Mire, yo no digo que no se pueda criticar. Por supuesto que sí. Todos hemos tenido malas experiencias. Platos fríos, camareros antipáticos, cuentas que no cuadran. Pero una cosa es la crítica honesta y otra el deporte nacional de quejarse por defecto. Porque parece que a muchos no les interesa valorar la experiencia, sino la oportunidad de sentirse superiores. “Yo no pago por tonterías”. Perfecto, sigue sin pagar, pero no vengas a amargarle la vida a los que sí queremos pagar por algo especial.

La comida no es solo combustible. También es cultura, creatividad, disfrute. Un plato puede ser un viaje, una historia, una obra de arte efímera. Y eso tiene un precio, como todo lo que implica talento y dedicación. Lo que no tiene precio —aunque desgraciadamente nos cuesta soportarlo— es la cantinela eterna del opinador de sofá. Ese que, si lo dejaran, acabaría exigiendo que los museos fueran gratis porque “los cuadros los pintaron hace siglos y ya están amortizados”.
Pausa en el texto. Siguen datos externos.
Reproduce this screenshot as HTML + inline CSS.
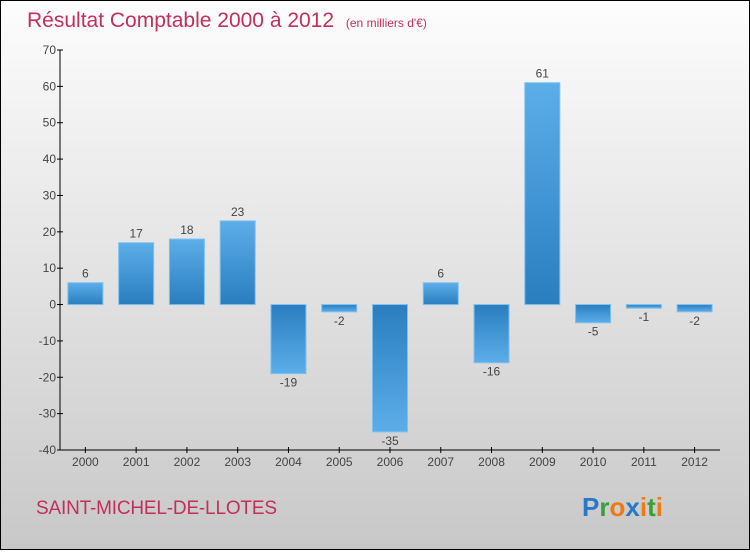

Yo seguiré publicando restaurantes, vinos y productos. Seguiré celebrando a quienes arriesgan, innovan y trabajan horas infinitas para ofrecernos algo memorable. Y, sí, también seguiré ignorando a los opinadores de manual que nunca han salido de su zona de confort culinaria pero se sienten expertos en economía, gastronomía y logística hostelera. Porque al final, queridos opinadores, la vida es demasiado corta para perderla escuchando quejas de gente que jamás ha probado lo que critica.

Así que, la próxima vez que suba un post y te entren ganas de comentar “eso es muy caro” o “con esa ración me quedo con hambre”, respira hondo, cuenta hasta diez… y vete a por tu menú del día. Con postre, café y chupito (y por supuesto, quéjate si no te lo regalan). Lo disfrutas, lo aplaudo y todos tan amigos. Pero en mis redes, en serio, suéltame el brazo, pesado.